What happens when a tech visionary and a hip-hop legend decide to change the face of Bitcoin development? You get Btrust, a nonprofit that's quietly revolutionizing who gets to build the future of money.

The Power Move That Started It All
Picture this: February 2021. Jack Dorsey, then Twitter's CEO, and Shawn "Jay-Z" Carter drop a bombshell. They're putting 500 Bitcoin—worth over $23 million at the time into a new endowment. Not for themselves. Not for profit. But to fund Bitcoin developers in Africa and India.
The name? ₿trust (yes, with the Bitcoin symbol). The mission? Make Bitcoin the internet's currency by empowering the people who need it most to build it.
Here's the kicker: Dorsey and Jay-Z set it up as a blind irrevocable trust. Translation? They put in the money, stepped back, and let the board run the show with zero interference. No corporate strings. No ego trips. Just pure support for open-source Bitcoin development.
What Btrust Actually Does
Think of Btrust as a talent accelerator meets venture philanthropy—but for Bitcoin builders, not startups.
The organization operates on a simple but powerful premise: the people facing the world's toughest financial problems are best positioned to build the solutions. In regions where inflation runs rampant, banking infrastructure crumbles, and cross-border payments cost a fortune, Bitcoin isn't just an investment—it's a lifeline.

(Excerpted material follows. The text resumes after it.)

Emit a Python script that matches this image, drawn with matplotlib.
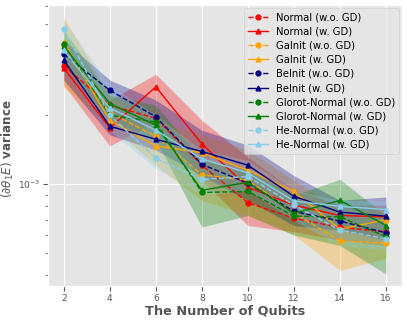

Btrust runs three core programs:
- Btrust Builders
This is their flagship education program a developer bootcamp on steroids. They take talented software engineers from Africa and guide them through an intensive journey into Bitcoin and Lightning Network development. We're talking everything from studying "Mastering Bitcoin" in peer groups to hands-on contributions to actual Bitcoin Core code.
The program has evolved from small cohorts to an open, rolling admission system. Graduates don't just learn theory; many become Bitcoin Core contributors joining the elite group of fewer than 40 people worldwide who maintain Bitcoin's fundamental codebase.
2. Grant Programs
Money talks, and Btrust puts it where its mission is. They offer two grant types:
- Starter Grants: Six months of full-time funding for developers new to Bitcoin open-source work
- Open-Source Cohort Grants: Long-term support for experienced contributors ready to go deep
Since mid-2024 alone, they've distributed over $1.7 million, with more than half going directly to developers. That's not administrative overhead, that's capital flowing to the people actually writing code.
3. Community Building
Through BitDevs meetups, conferences, and grassroots events across Africa, Latin America, India, and the Middle East, Btrust creates spaces where Bitcoin developers connect, learn, and collaborate. They're building an ecosystem, not just funding individuals.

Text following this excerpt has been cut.